WHAT THIS TASK INVOLVES – Any pictures should be left out; please print exactly the lines between the line with "Generate a component" and the line with "const H = 515;", inclusive.

MATERIAL SHOWN –
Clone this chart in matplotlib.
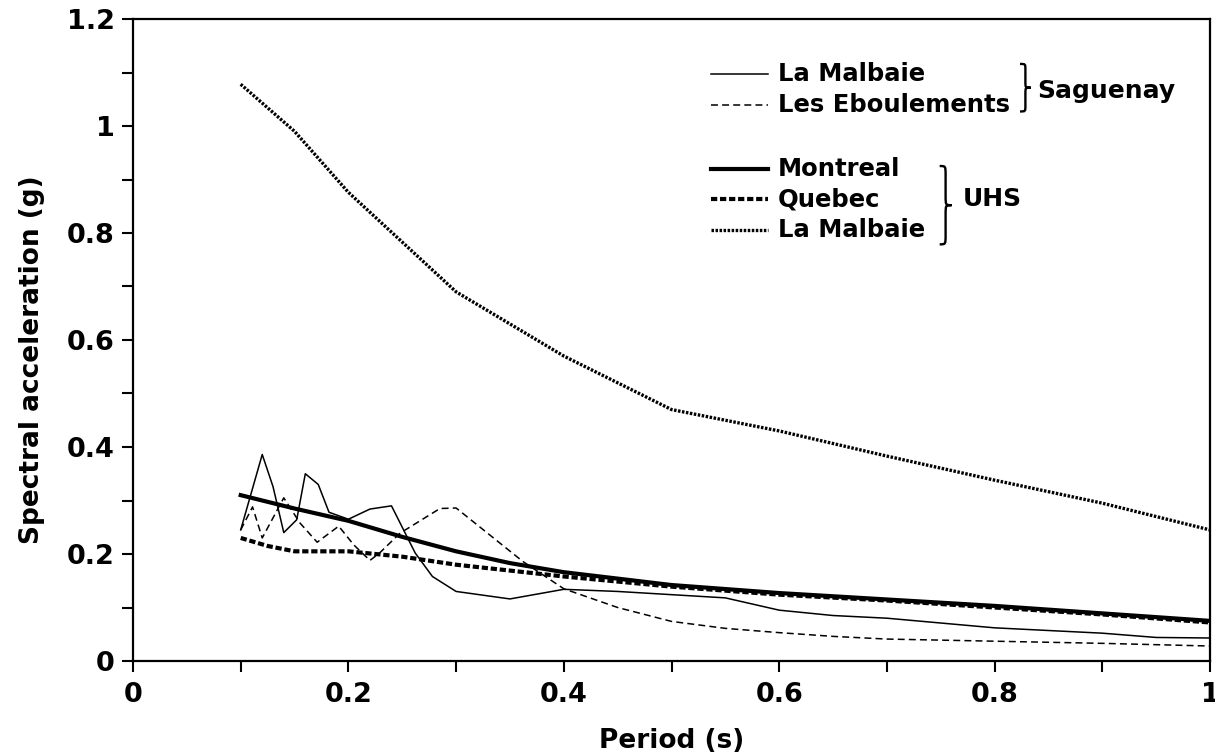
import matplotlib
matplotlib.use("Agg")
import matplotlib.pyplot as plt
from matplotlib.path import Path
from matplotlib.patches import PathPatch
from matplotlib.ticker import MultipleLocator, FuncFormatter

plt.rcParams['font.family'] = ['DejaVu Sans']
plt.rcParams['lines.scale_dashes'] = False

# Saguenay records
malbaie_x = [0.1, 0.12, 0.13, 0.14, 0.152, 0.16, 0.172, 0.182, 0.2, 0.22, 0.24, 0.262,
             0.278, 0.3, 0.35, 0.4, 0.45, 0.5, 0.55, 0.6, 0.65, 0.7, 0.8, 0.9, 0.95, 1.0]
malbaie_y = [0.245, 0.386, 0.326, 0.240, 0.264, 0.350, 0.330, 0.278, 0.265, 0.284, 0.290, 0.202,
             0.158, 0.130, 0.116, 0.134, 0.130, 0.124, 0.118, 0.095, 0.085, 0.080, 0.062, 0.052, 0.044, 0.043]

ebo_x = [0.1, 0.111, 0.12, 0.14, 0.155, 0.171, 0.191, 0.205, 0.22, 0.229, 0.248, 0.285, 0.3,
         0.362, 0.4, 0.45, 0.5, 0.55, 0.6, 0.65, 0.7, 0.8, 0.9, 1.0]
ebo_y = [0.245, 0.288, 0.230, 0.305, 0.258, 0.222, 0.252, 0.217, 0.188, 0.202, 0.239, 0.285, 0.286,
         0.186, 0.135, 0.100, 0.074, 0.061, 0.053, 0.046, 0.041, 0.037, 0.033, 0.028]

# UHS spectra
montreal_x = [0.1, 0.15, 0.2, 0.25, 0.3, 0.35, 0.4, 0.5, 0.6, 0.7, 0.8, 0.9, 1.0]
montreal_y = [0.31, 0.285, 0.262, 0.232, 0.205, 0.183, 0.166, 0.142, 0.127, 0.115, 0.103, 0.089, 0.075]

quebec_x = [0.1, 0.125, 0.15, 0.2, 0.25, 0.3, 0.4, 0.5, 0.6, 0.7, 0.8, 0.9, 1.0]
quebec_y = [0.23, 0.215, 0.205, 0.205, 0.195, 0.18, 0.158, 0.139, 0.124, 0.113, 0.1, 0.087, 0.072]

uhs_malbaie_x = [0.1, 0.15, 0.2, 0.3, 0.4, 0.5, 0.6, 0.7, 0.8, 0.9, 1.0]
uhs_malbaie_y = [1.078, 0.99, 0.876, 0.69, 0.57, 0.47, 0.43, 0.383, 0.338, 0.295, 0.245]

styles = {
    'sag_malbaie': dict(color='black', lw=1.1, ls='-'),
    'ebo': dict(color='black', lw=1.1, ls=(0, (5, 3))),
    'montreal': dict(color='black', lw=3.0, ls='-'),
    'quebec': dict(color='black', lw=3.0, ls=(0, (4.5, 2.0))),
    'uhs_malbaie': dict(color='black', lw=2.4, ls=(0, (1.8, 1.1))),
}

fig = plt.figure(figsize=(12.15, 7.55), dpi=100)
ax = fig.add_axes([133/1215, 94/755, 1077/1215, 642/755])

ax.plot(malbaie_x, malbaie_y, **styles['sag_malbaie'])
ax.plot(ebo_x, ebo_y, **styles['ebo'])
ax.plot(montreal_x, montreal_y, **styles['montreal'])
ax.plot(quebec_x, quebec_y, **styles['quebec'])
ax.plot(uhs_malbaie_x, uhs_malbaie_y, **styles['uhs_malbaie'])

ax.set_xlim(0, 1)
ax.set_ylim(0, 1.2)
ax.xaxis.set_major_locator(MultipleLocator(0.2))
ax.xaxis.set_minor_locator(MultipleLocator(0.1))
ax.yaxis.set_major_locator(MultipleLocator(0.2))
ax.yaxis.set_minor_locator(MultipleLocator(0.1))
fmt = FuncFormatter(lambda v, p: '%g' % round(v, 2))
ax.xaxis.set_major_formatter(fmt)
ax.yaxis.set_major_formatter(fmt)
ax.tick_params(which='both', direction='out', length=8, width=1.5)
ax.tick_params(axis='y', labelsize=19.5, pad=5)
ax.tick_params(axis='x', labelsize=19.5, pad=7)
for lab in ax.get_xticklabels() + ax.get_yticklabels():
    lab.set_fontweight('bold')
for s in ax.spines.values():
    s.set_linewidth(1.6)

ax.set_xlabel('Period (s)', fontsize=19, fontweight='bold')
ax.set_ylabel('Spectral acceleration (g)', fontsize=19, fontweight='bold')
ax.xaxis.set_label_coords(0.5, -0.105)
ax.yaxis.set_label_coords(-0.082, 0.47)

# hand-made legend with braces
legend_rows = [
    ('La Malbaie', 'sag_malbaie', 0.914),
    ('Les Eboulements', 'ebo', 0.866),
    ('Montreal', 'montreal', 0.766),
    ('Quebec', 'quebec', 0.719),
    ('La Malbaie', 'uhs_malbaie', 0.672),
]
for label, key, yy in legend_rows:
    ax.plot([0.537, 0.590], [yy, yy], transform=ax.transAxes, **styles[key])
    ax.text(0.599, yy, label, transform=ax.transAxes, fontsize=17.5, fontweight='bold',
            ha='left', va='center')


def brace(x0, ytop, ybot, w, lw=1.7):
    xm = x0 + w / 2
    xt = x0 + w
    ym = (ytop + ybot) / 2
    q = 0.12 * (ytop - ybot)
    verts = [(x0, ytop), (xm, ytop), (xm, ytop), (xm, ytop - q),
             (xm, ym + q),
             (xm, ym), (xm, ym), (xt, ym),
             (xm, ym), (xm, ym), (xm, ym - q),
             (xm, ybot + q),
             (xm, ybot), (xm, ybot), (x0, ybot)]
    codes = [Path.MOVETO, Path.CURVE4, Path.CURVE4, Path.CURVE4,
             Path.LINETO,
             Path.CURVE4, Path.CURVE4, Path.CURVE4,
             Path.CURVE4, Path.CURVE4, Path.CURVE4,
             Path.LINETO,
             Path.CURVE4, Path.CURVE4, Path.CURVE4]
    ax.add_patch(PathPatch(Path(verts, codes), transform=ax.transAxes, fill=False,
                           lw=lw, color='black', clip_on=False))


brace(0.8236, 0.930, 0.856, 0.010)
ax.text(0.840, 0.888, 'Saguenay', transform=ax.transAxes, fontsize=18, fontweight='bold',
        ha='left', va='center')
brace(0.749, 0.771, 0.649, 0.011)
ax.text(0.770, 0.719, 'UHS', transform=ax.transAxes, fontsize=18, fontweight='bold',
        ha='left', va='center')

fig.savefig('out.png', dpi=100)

* * *

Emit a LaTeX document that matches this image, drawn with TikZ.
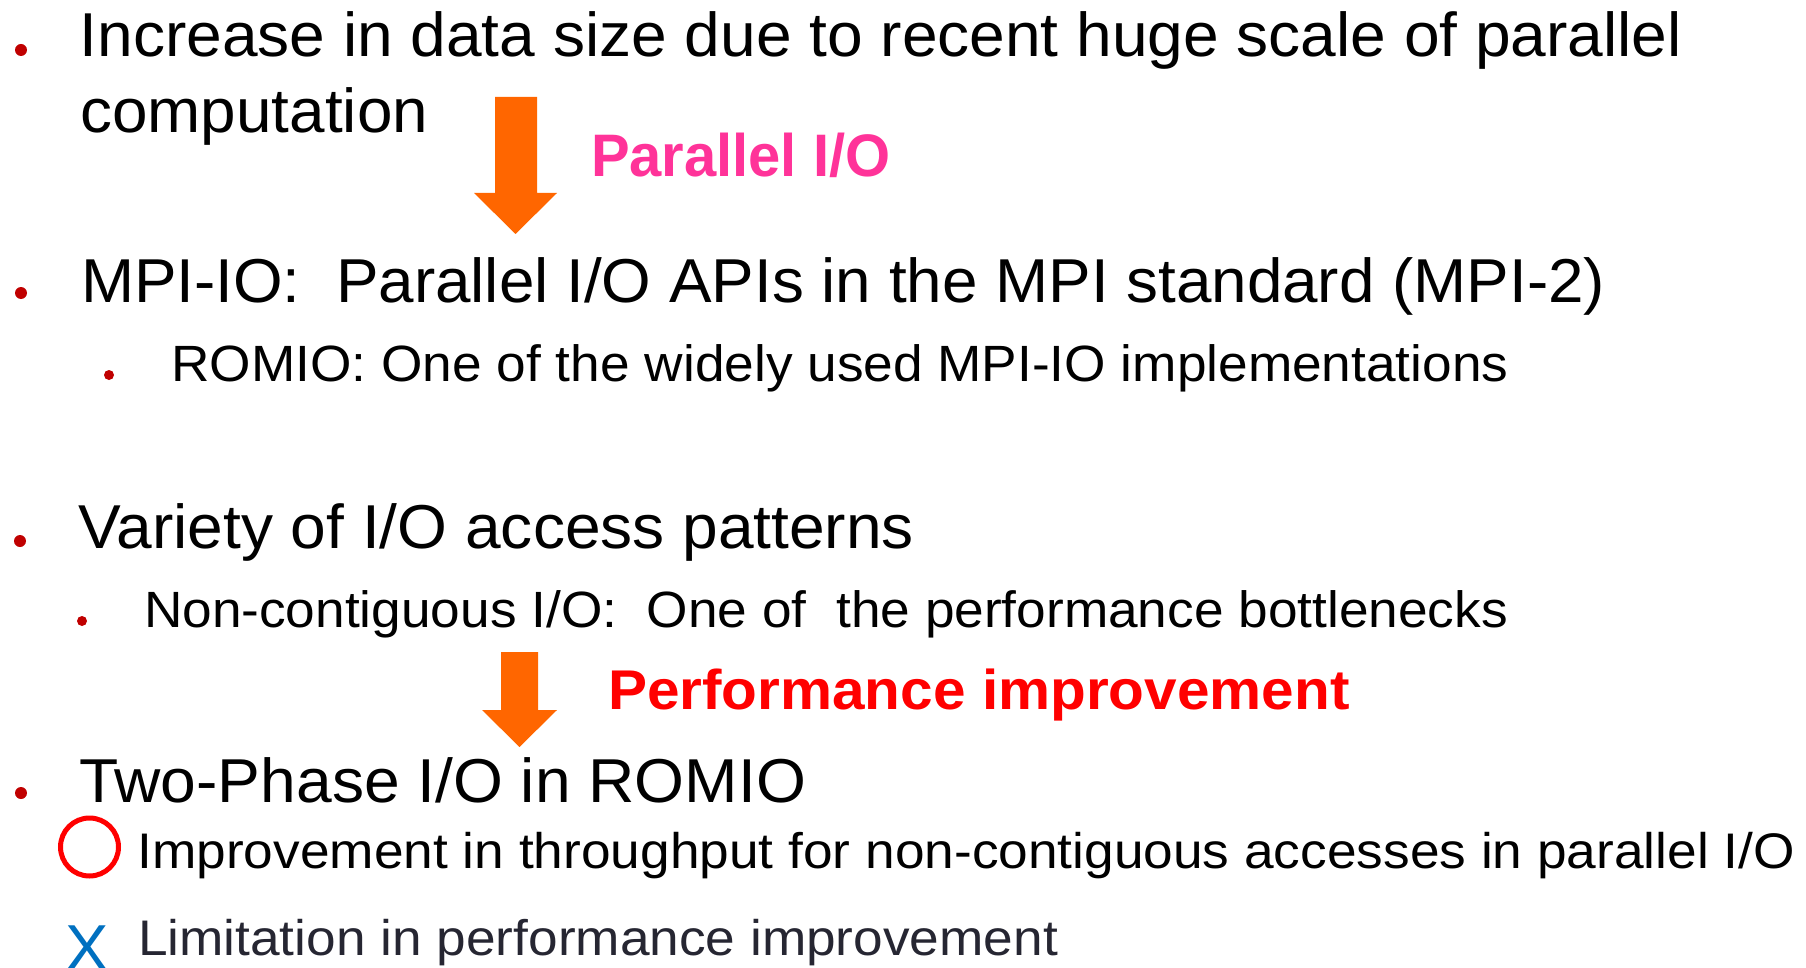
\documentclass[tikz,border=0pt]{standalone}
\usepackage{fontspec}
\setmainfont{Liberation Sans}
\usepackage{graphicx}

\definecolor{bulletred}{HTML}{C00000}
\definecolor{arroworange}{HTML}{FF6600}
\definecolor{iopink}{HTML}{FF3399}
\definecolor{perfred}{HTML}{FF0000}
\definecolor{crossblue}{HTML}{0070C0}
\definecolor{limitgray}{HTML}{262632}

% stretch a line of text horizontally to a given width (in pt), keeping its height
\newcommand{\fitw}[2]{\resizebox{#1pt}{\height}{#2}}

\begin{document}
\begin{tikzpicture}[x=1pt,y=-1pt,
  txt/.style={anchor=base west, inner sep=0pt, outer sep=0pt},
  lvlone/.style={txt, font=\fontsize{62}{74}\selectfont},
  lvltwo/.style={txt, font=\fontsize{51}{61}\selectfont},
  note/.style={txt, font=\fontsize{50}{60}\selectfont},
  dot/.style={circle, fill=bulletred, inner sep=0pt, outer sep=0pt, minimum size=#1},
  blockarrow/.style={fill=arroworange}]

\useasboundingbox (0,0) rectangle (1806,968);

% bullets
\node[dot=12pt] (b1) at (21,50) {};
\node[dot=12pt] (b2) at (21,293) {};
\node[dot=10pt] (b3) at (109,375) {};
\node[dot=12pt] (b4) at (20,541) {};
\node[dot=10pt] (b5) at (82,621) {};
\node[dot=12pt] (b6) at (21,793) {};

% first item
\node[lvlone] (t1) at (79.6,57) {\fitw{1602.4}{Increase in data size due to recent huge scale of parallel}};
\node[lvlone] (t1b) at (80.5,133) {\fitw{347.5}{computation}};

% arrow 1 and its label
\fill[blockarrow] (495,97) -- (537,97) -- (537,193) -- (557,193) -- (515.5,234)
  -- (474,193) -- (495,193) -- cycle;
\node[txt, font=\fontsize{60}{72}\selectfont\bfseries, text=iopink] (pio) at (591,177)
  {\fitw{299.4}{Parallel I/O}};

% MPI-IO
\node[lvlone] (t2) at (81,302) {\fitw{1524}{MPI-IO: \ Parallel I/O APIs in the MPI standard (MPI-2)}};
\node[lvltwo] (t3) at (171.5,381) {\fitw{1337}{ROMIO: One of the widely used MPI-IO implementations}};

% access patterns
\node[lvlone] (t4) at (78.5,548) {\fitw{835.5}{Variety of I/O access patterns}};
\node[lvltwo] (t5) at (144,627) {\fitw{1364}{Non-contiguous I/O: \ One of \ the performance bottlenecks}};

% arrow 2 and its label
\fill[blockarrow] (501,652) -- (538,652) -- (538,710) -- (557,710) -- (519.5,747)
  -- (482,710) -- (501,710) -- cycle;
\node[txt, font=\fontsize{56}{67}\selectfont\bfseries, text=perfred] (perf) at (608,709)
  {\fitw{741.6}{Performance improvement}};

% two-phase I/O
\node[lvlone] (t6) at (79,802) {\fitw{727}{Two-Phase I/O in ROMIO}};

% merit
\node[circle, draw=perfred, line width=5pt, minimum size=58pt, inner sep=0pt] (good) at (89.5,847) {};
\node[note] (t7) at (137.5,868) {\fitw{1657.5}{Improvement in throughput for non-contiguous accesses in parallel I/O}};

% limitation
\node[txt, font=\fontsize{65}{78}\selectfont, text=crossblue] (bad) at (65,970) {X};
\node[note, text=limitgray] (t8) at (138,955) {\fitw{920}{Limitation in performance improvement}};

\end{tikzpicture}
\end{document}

* * *

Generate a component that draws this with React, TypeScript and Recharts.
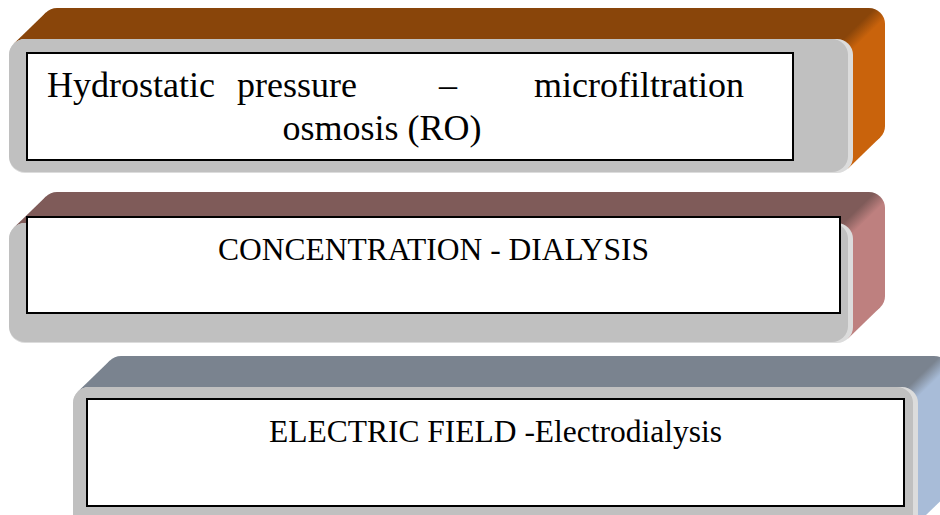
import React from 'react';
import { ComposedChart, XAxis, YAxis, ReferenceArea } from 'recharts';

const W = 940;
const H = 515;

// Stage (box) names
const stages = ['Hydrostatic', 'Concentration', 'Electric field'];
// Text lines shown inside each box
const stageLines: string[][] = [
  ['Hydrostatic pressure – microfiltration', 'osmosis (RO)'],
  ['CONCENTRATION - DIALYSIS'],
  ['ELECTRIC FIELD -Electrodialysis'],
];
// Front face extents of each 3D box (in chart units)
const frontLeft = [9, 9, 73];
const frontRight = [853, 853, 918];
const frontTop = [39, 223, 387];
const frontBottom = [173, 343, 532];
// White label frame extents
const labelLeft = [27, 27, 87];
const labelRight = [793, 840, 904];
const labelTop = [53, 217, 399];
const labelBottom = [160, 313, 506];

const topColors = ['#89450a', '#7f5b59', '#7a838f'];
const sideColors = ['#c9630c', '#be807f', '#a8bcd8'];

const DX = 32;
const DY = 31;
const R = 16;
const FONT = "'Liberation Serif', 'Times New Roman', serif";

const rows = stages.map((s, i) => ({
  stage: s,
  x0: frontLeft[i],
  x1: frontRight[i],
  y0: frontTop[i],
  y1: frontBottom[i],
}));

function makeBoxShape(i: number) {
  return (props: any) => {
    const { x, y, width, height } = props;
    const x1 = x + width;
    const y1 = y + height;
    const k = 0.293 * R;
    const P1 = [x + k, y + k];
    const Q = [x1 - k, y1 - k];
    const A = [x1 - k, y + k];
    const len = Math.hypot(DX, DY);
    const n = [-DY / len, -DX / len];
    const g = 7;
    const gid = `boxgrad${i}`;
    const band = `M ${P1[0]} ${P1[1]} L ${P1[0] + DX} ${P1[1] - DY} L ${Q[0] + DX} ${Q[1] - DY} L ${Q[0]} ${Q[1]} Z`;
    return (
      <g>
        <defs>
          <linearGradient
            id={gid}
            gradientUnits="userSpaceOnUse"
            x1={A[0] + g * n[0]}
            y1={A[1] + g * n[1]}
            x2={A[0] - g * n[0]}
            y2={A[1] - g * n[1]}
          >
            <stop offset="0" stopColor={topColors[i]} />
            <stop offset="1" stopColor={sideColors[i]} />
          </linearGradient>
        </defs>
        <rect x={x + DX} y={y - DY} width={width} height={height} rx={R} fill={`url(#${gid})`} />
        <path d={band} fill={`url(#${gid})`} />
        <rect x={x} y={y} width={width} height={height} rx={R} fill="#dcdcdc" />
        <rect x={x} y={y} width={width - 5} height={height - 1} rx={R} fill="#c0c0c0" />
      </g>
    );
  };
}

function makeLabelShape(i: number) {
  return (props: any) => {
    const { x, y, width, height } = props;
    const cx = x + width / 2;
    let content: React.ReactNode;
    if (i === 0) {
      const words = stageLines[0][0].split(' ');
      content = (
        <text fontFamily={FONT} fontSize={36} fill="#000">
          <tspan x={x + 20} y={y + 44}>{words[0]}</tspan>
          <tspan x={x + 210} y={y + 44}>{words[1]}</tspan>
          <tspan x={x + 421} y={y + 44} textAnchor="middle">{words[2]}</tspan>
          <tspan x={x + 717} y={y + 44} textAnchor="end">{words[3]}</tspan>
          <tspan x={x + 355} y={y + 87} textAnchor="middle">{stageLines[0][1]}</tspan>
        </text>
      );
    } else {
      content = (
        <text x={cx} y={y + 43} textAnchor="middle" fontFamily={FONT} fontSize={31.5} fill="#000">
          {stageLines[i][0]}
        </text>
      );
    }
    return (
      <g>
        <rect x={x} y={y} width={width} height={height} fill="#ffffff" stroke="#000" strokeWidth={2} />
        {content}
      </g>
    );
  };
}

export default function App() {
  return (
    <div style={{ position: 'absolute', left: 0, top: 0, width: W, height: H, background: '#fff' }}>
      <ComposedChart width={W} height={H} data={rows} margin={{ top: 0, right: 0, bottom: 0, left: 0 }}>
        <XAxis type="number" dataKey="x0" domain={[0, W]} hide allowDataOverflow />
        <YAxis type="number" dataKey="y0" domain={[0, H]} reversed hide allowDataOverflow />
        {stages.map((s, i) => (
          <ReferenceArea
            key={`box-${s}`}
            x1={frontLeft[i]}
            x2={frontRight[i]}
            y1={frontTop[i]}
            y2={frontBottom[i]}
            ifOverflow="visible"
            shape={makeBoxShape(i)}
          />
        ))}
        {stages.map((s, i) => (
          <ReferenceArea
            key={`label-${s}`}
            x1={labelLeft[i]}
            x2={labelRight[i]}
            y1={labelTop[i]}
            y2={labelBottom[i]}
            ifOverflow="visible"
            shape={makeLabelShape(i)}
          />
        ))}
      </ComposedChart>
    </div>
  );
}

ANSWER FOR THIS EXERCISE –
Generate a component that draws this with React, TypeScript and Recharts.
import React from 'react';
import { ComposedChart, XAxis, YAxis, ReferenceArea } from 'recharts';

const W = 940;
const H = 515;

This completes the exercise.